Part of the challenges faced by Nigerian researchers is the lack of utilization of their research findings. A review of most libraries in the country will expose you to journals of research findings that have only ended up on the bookshelves. These efforts do not get to the end-users or used for the benefit of all, neither are they translated into the physical development of the country.

Annually, discoveries and ground-breaking research outcomes in science and technology are showcased during the annual expo of the Nigerian Ministry of Science, Technology and Innovation where research findings, inventions and innovations from local contents are always on display.

These innovations if properly utilized are capable of solving the unabated unemployment challenge in the country which clearly points to the fact that research is not lacking in Nigeria, but rather its utilization.

The results of millions of researches done in Nigeria are not seen impacting society. Research is to discover and find answers to meaningful questions aimed at remedying societal challenges.

Researchers use the media, journals, conferences, workshops, monographs, as well as books to ventilate the outcomes of their researches. In other climes as soon as research findings are released, the government and private sector key into it to move further for development purposes. That is not the case in Nigeria where research findings remain with either the researcher or ends up on book shelves. This has therefore reduced the impacts and outcomes of such researches on society.

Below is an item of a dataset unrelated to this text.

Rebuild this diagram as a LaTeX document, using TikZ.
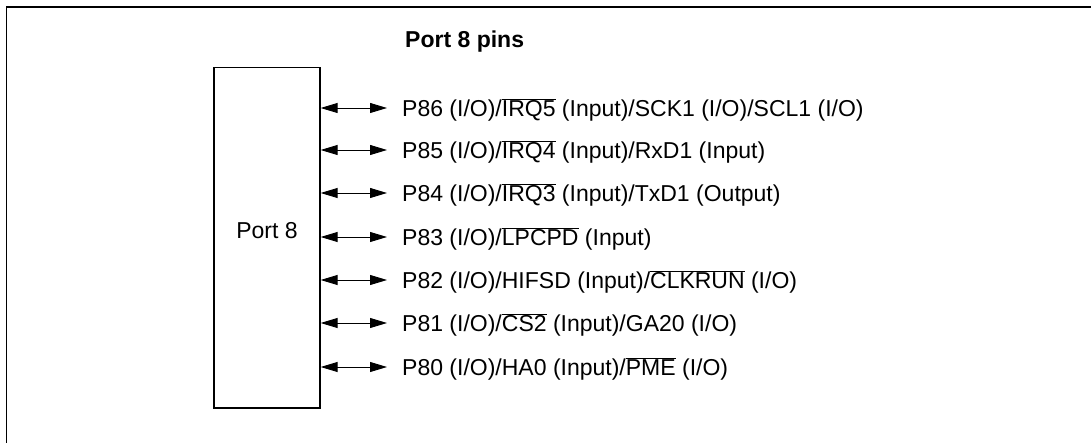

Science and technology will continue to be seen as impenetrable as long as those who should tell the happenings are ostracized from policy-making and mainstream development efforts. The narrative on how research findings are handled must change in order to make the country understand that science and technology is the way to go.

Nigeria is now on the right track under President Muhammadu Buhari’s administration which has created Ministries of Science, Technology and Innovation as well as the Ministry of Communications and Digital Economy to drive innovations and use technology for national development.

For the realization of the government dreams of using research, technology and innovation for development purposes, all stakeholders in the industry such as scientists, technologists, engineers and researchers should learn to share discoveries and knowledge.

The Nigerian Government should as a matter of necessity; appropriate adequate funds for research purposes right from the post-primary to tertiary levels of the nation’s educational system.

Communicating outcomes of research findings should not be limited to only the media or released only during workshops, journals, articles and conferences alone, Government should be interested in following up and further developing such findings and innovations.

Science and technology like life is dynamic, and so the players must not be fixated on the way they communicate outcomes of their research.

New media such as Twitter, Facebook, Instagram, amongst others are trendy and easy means of reaching the necessary stakeholders particularly entrepreneurs that will buy into developing research outputs.

Researchers and scholars should make it a habit of writing columns in newspapers or host shows on radio/television to showcase what happens either in the laboratories or within the universities/research institutes.

It is only when research findings are translated into real products or services that will trigger sustainable development that could justify the desire of having an economy driven by science and technology.